The ‘Female Alpha’ of Modern Pop: Dua Lipa


Amaia Torres, Writer

The opinions, viewpoints, and beliefs expressed in this article are those of the author and do not represent the opinions, viewpoints, or beliefs of the Titan Times newspaper, Tuscarora High School or Frederick County Public Schools.


      “I know you’re dying trying to figure me out.” Dua Lipa sings on her title track Future Nostalgia, which is also the title of her sophomore album released on March 27, 2020. 


       The 24-year old singer gained global recognition when she released her smash single “New Rules” in summer of 2017, five days after the release of her first self-titled album. The summer hit gained 2 billion views making her the youngest female artist to reach a billion views , spent 46 weeks on the Billboard Pop Song Chart, and awarded her 1 billion streams on the music streaming platform Spotify, making her the second female artist to get 1 billion streams on one song. In 2018, Dua Lipa won a Grammy for Best New Artist and Best Dance Recording for her song with Silk City “Electricity”. 


      During her rise to the top, people were posting videos of Lipa across social media platforms showcasing her lack of stage presence and energy during her performances. Resulting in people discrediting her abilities as a performer. Insert the Future Nostalgia Era. 


    Dua introduced us to her new project with the releases of “Future Nostalgia” and “Don’t Start Now” on December 13, 2019. To be frank, I gave Future Nostalgia a listen and as a stand alone song it didn’t even have a chance but “Don’t Start Now” did. The single peaked at #3 on the iTunes chart and #2 on Billboard Top 10. 

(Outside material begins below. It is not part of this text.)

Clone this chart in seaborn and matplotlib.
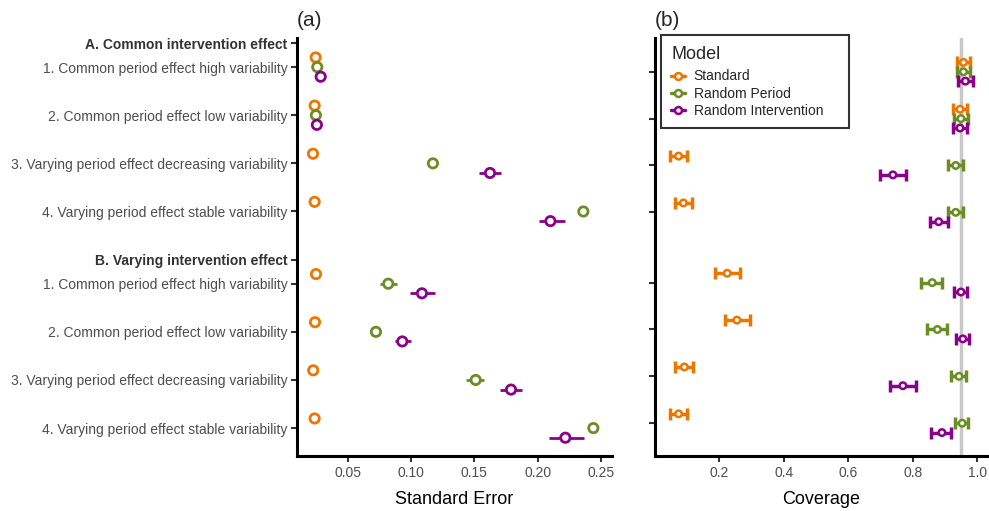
import numpy as np
import pandas as pd
import matplotlib
matplotlib.use('Agg')
import matplotlib.pyplot as plt
import seaborn as sns
from matplotlib.lines import Line2D

# Scenario labels (rows) and group headers
group_labels = ['A. Common intervention effect', 'B. Varying intervention effect']
scenario_labels = ['1. Common period effect high variability',
                   '2. Common period effect low variability',
                   '3. Varying period effect decreasing variability',
                   '4. Varying period effect stable variability'] * 2
models = ['Standard', 'Random Period', 'Random Intervention']
colors = ['#EE7600', '#6B8E23', '#8B008B']

# Standard error (point, lower, upper)
se_std = [0.0247, 0.0239, 0.0226, 0.0239, 0.0250, 0.0242, 0.0228, 0.0239]
se_std_lo = [0.0247, 0.0239, 0.0226, 0.0239, 0.0250, 0.0242, 0.0228, 0.0239]
se_std_hi = [0.0247, 0.0239, 0.0226, 0.0239, 0.0250, 0.0242, 0.0228, 0.0239]
se_rp = [0.0260, 0.0249, 0.1173, 0.2360, 0.0820, 0.0723, 0.1510, 0.2439]
se_rp_lo = [0.0260, 0.0249, 0.1173, 0.2360, 0.0755, 0.0690, 0.1434, 0.2439]
se_rp_hi = [0.0260, 0.0249, 0.1173, 0.2360, 0.0891, 0.0763, 0.1578, 0.2439]
se_ri = [0.0287, 0.0257, 0.1623, 0.2100, 0.1086, 0.0931, 0.1789, 0.2218]
se_ri_lo = [0.0287, 0.0257, 0.1539, 0.2012, 0.0992, 0.0873, 0.1703, 0.2091]
se_ri_hi = [0.0287, 0.0257, 0.1710, 0.2213, 0.1191, 0.1001, 0.1878, 0.2365]

# Coverage (point, lower, upper)
cov_std = [0.957, 0.946, 0.073, 0.088, 0.224, 0.254, 0.091, 0.073]
cov_std_lo = [0.936, 0.924, 0.048, 0.063, 0.186, 0.216, 0.063, 0.048]
cov_std_hi = [0.977, 0.967, 0.098, 0.116, 0.264, 0.295, 0.119, 0.098]
cov_rp = [0.957, 0.949, 0.933, 0.933, 0.860, 0.876, 0.943, 0.953]
cov_rp_lo = [0.936, 0.927, 0.908, 0.908, 0.826, 0.845, 0.919, 0.932]
cov_rp_hi = [0.977, 0.972, 0.957, 0.957, 0.891, 0.907, 0.966, 0.972]
cov_ri = [0.963, 0.946, 0.738, 0.880, 0.949, 0.955, 0.769, 0.890]
cov_ri_lo = [0.941, 0.924, 0.697, 0.852, 0.927, 0.935, 0.728, 0.857]
cov_ri_hi = [0.985, 0.967, 0.780, 0.910, 0.969, 0.975, 0.809, 0.919]

# Row positions: header rows plus scenario rows
header_pos = [0.0, 4.5]
scenario_pos = [0.5, 1.5, 2.5, 3.5, 5.0, 6.0, 7.0, 8.0]
dodge = {'Standard': -0.2, 'Random Period': 0.0, 'Random Intervention': 0.2}

def make_frame(vals, los, his):
    recs = []
    for m, v, lo, hi in zip(models, vals, los, his):
        for i in range(len(scenario_pos)):
            recs.append({'Model': m, 'pos': scenario_pos[i] + dodge[m],
                         'value': v[i], 'lo': lo[i], 'hi': hi[i]})
    return pd.DataFrame(recs)

se_df = make_frame([se_std, se_rp, se_ri], [se_std_lo, se_rp_lo, se_ri_lo],
                   [se_std_hi, se_rp_hi, se_ri_hi])
cov_df = make_frame([cov_std, cov_rp, cov_ri], [cov_std_lo, cov_rp_lo, cov_ri_lo],
                    [cov_std_hi, cov_rp_hi, cov_ri_hi])

sns.set_style('white')
plt.rcParams['font.family'] = ['Liberation Sans', 'DejaVu Sans']

fig = plt.figure(figsize=(9.89, 5.11), dpi=100)
ax1 = fig.add_axes([0.3003, 0.1076, 0.3185, 0.818])
ax2 = fig.add_axes([0.6623, 0.1076, 0.3357, 0.818])
palette = dict(zip(models, colors))

# Left panel: standard error, plain whisker lines
for m in models:
    d = se_df[se_df['Model'] == m]
    ax1.hlines(d['pos'], d['lo'], d['hi'], color=palette[m], lw=2, zorder=2)
sns.scatterplot(data=se_df, x='value', y='pos', hue='Model', palette=palette,
                s=45, linewidth=2, ax=ax1, legend=False, zorder=3)

# Right panel: coverage with capped error bars
ax2.axvline(0.95, color='#C8C8C8', lw=2.5, zorder=1)
for m in models:
    d = cov_df[cov_df['Model'] == m]
    ax2.errorbar(d['value'], d['pos'], xerr=[d['value'] - d['lo'], d['hi'] - d['value']],
                 fmt='none', ecolor=palette[m], elinewidth=2.5, capsize=4.5,
                 capthick=2.5, zorder=2)
sns.scatterplot(data=cov_df, x='value', y='pos', hue='Model', palette=palette,
                s=22, linewidth=1.8, ax=ax2, legend=False, zorder=3)

# hollow markers
for ax in (ax1, ax2):
    for coll in ax.collections:
        if coll.get_offsets().shape[0] == len(se_df):
            coll.set_edgecolors(coll.get_facecolors())
            coll.set_facecolor('white')

# Axes styling
for ax in (ax1, ax2):
    sns.despine(ax=ax)
    ax.spines['left'].set_linewidth(2.2)
    ax.spines['bottom'].set_linewidth(2.2)
    ax.spines['left'].set_color('black')
    ax.spines['bottom'].set_color('black')
    ax.tick_params(axis='both', length=4, width=1.5, color='#333333',
                   labelcolor='#4D4D4D', labelsize=10, pad=3, left=True, bottom=True)
    ax.grid(False)

ax1.set_ylim(8.58, -0.104)
ax2.set_ylim(8.70, -0.22)

ticks = header_pos[:1] + scenario_pos[:4] + header_pos[1:] + scenario_pos[4:]
labels = group_labels[:1] + scenario_labels[:4] + group_labels[1:] + scenario_labels[4:]
ax1.set_yticks(ticks)
ax1.set_yticklabels(labels)
for lab in ax1.get_yticklabels():
    if lab.get_text() in group_labels:
        lab.set_fontweight('bold')
        lab.set_color('#333333')
ax2.set_yticks(scenario_pos)
ax2.set_yticklabels([])

ax1.set_xlim(0.01, 0.2586)
ax1.set_xticks([0.05, 0.10, 0.15, 0.20, 0.25])
ax1.set_xticklabels(['0.05', '0.10', '0.15', '0.20', '0.25'])
ax2.set_xlim(0.0, 1.03)
ax2.set_xticks([0.2, 0.4, 0.6, 0.8, 1.0])
ax2.set_xticklabels(['0.2', '0.4', '0.6', '0.8', '1.0'])

ax1.set_xlabel('Standard Error', fontsize=13, color='black', labelpad=8)
ax2.set_xlabel('Coverage', fontsize=13, color='black', labelpad=8)
ax1.set_ylabel('')
ax2.set_ylabel('')
ax1.set_title('(a)', loc='left', fontsize=15, pad=9)
ax2.set_title('(b)', loc='left', fontsize=15, pad=9)

handles = [Line2D([], [], color=c, lw=2.5, marker='o', markersize=5,
                  markerfacecolor='white', markeredgewidth=1.8) for c in colors]
leg = ax2.legend(handles, models, title='Model', loc='upper left',
                 bbox_to_anchor=(0.018, 0.0, 0.566, 1.007), mode='expand',
                 borderaxespad=0, fancybox=False,
                 frameon=True, fontsize=10, title_fontsize=13, handlelength=1.0,
                 handletextpad=0.6, labelspacing=0.22, borderpad=0.75,
                 alignment='left')
leg._legend_box.sep = 5.0
leg.get_frame().set_edgecolor('black')
leg.get_frame().set_linewidth(1.5)

fig.savefig('out.png', dpi=100)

    Her songs, “Don’t Start Now”, “Break My Heart”, and “Physical”  re-introduced the sound of 80’s synth and power pop and 70’s disco to the modern age. Clearly by the title track “Physical”, you can clearly see the homage to Olivia Newton John’s “Physical” from 1981. 


   “Good in Bed” makes me reminiscent of Lily-Allen and her work in the early 2000’s and “Cool” was one of the weakest songs on the album, although it did resemble something a seventeen year old girl living in the 90’s would write in her diary, it didn’t really have a lasting effect due to it being sandwiched between two dance-pop hits “Don’t Start Now” and “Physical”. 


“Hallucinate” and “Love Again” have a Madonna-esque sound to it with “Love Again” having a resemblance to “Hung Up On You’’ and “Hallucinate” giving “Vogue” a run for its money as a night-club song. 


“Break My Heart” samples 1987’s “Need You Tonight” by INXS but Dua Lipa’s take on it makes me forget it was even sampled.  The beginning rap of “Levitating” was inspired by Debbie Harry’s horrible rap on Blondie’s “Rapture”, yet again Lipa made it better. 


   Although it carries a strong and relevant message, “Boys Will Be Boys” didn’t carry the nostalgia and warmth given by the rest of the songs. 


   Future Nostalgia lives up to its name. Dua brought the sounds from past decades and added her own flare to it allowing it to be enjoyed and differentiating itself from present music. The 11-track album will transport you to the dance floor of any 80’s nightclub when you’re actually just making weird hand movements in your room.